Exercise instructions: Reproduce the listing word for word, leaving every picture behind.

☆ ☆ ☆

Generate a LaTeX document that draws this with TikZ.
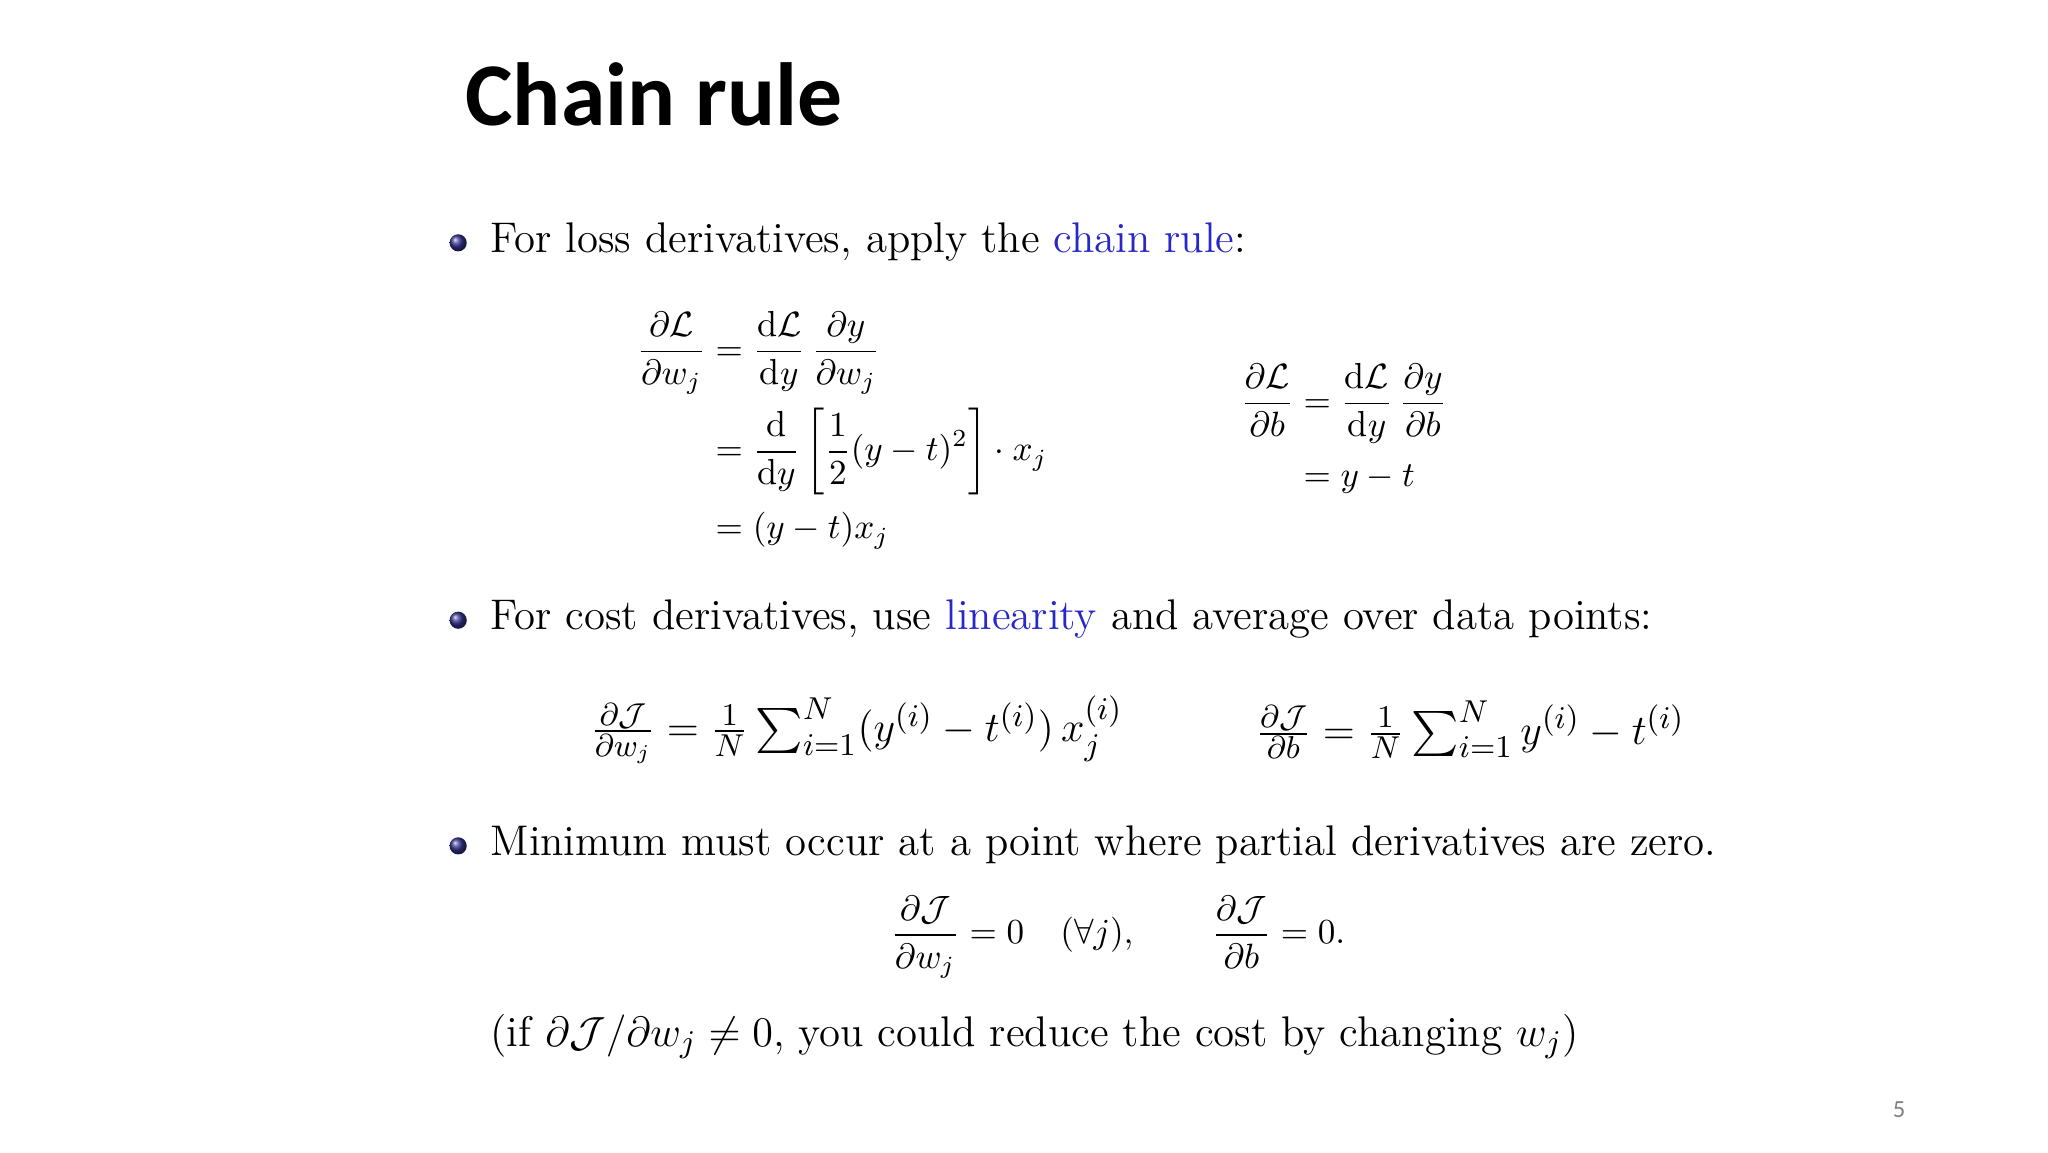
\documentclass[tikz,border=0pt]{standalone}
\usepackage{amsmath,amssymb}
\usepackage{fontspec}
\newfontfamily\titlefont{Carlito}
\newfontfamily\pagefont{Carlito}
\definecolor{linkblue}{RGB}{40,40,200}
\definecolor{ballblue}{RGB}{50,50,140}
\tikzset{
  body/.style={anchor=base west,inner sep=0pt,font=\fontsize{12.2}{14}\selectfont},
  eqn/.style={inner sep=0pt,font=\fontsize{10.3}{12}\selectfont},
  eqrow/.style={inner sep=0pt,font=\fontsize{12.8}{14}\selectfont},
}
\newcommand{\mybullet}[2]{\shade[ball color=ballblue] (#1,#2) circle (6.5);}
\begin{document}
\begin{tikzpicture}[x=0.013196cm,y=-0.013196cm]
\useasboundingbox (0,0) rectangle (1552,873);
\begin{scope}[xshift=-0.05cm]
\node[anchor=base west,inner sep=0pt,font=\titlefont\bfseries\fontsize{25.5}{28}\selectfont] (title) at (356,95) {Chain rule};

\mybullet{351}{184}
\node[body] (b1) at (375,191) {For loss derivatives, apply the \textcolor{linkblue}{chain rule}:};

\node[eqn] (e1) at (642,327) {$\begin{aligned}
\frac{\partial\mathcal{L}}{\partial w_j} &= \frac{\mathrm{d}\mathcal{L}}{\mathrm{d}y}\,\frac{\partial y}{\partial w_j}\\
&= \frac{\mathrm{d}}{\mathrm{d}y}\left[\frac{1}{2}(y-t)^2\right]\cdot x_j\\
&= (y-t)x_j
\end{aligned}$};
\node[eqn] (e2) at (1022,327) {$\begin{aligned}
\frac{\partial\mathcal{L}}{\partial b} &= \frac{\mathrm{d}\mathcal{L}}{\mathrm{d}y}\,\frac{\partial y}{\partial b}\\
&= y-t
\end{aligned}$};

\mybullet{351}{470}
\node[body] (b2) at (375,477) {For cost derivatives, use \textcolor{linkblue}{linearity} and average over data points:};

\node[eqrow] (e3) at (653,553) {$\tfrac{\partial\mathcal{J}}{\partial w_j} = \tfrac{1}{N}\sum_{i=1}^{N}(y^{(i)}-t^{(i)})\,x_j^{(i)}$};
\node[eqrow] (e4) at (1118,553) {$\tfrac{\partial\mathcal{J}}{\partial b} = \tfrac{1}{N}\sum_{i=1}^{N}y^{(i)}-t^{(i)}$};

\mybullet{351}{641}
\node[body] (b3) at (375,648) {Minimum must occur at a point where partial derivatives are zero.};

\node[eqn] (e5) at (851,710) {$\displaystyle\frac{\partial\mathcal{J}}{\partial w_j}=0\quad(\forall j),\qquad \frac{\partial\mathcal{J}}{\partial b}=0.$};

\node[body] (b4) at (375,793) {(if $\partial\mathcal{J}/\partial w_j\neq 0$, you could reduce the cost by changing $w_j$)};

\node[anchor=base,inner sep=0pt,text=gray,font=\pagefont\fontsize{7}{8}\selectfont] (pg) at (1443,847) {5};
\end{scope}
\end{tikzpicture}
\end{document}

☆ ☆ ☆

Output of the task:
Generate a LaTeX document that draws this with TikZ.
\documentclass[tikz,border=0pt]{standalone}
\usepackage{amsmath,amssymb}
\usepackage{fontspec}
\newfontfamily\titlefont{Carlito}
\newfontfamily\pagefont{Carlito}
\definecolor{linkblue}{RGB}{40,40,200}
\definecolor{ballblue}{RGB}{50,50,140}
\tikzset{
  body/.style={anchor=base west,inner sep=0pt,font=\fontsize{12.2}{14}\selectfont},
  eqn/.style={inner sep=0pt,font=\fontsize{10.3}{12}\selectfont},
  eqrow/.style={inner sep=0pt,font=\fontsize{12.8}{14}\selectfont},
}
\newcommand{\mybullet}[2]{\shade[ball color=ballblue] (#1,#2) circle (6.5);}
\begin{document}
\begin{tikzpicture}[x=0.013196cm,y=-0.013196cm]
\useasboundingbox (0,0) rectangle (1552,873);
\begin{scope}[xshift=-0.05cm]
\node[anchor=base west,inner sep=0pt,font=\titlefont\bfseries\fontsize{25.5}{28}\selectfont] (title) at (356,95) {Chain rule};

\mybullet{351}{184}
\node[body] (b1) at (375,191) {For loss derivatives, apply the \textcolor{linkblue}{chain rule}:};

\node[eqn] (e1) at (642,327) {$\begin{aligned}
\frac{\partial\mathcal{L}}{\partial w_j} &= \frac{\mathrm{d}\mathcal{L}}{\mathrm{d}y}\,\frac{\partial y}{\partial w_j}\\
&= \frac{\mathrm{d}}{\mathrm{d}y}\left[\frac{1}{2}(y-t)^2\right]\cdot x_j\\
&= (y-t)x_j
\end{aligned}$};
\node[eqn] (e2) at (1022,327) {$\begin{aligned}
\frac{\partial\mathcal{L}}{\partial b} &= \frac{\mathrm{d}\mathcal{L}}{\mathrm{d}y}\,\frac{\partial y}{\partial b}\\
&= y-t
\end{aligned}$};

\mybullet{351}{470}
\node[body] (b2) at (375,477) {For cost derivatives, use \textcolor{linkblue}{linearity} and average over data points:};

\node[eqrow] (e3) at (653,553) {$\tfrac{\partial\mathcal{J}}{\partial w_j} = \tfrac{1}{N}\sum_{i=1}^{N}(y^{(i)}-t^{(i)})\,x_j^{(i)}$};
\node[eqrow] (e4) at (1118,553) {$\tfrac{\partial\mathcal{J}}{\partial b} = \tfrac{1}{N}\sum_{i=1}^{N}y^{(i)}-t^{(i)}$};

\mybullet{351}{641}
\node[body] (b3) at (375,648) {Minimum must occur at a point where partial derivatives are zero.};

\node[eqn] (e5) at (851,710) {$\displaystyle\frac{\partial\mathcal{J}}{\partial w_j}=0\quad(\forall j),\qquad \frac{\partial\mathcal{J}}{\partial b}=0.$};

\node[body] (b4) at (375,793) {(if $\partial\mathcal{J}/\partial w_j\neq 0$, you could reduce the cost by changing $w_j$)};

\node[anchor=base,inner sep=0pt,text=gray,font=\pagefont\fontsize{7}{8}\selectfont] (pg) at (1443,847) {5};
\end{scope}
\end{tikzpicture}
\end{document}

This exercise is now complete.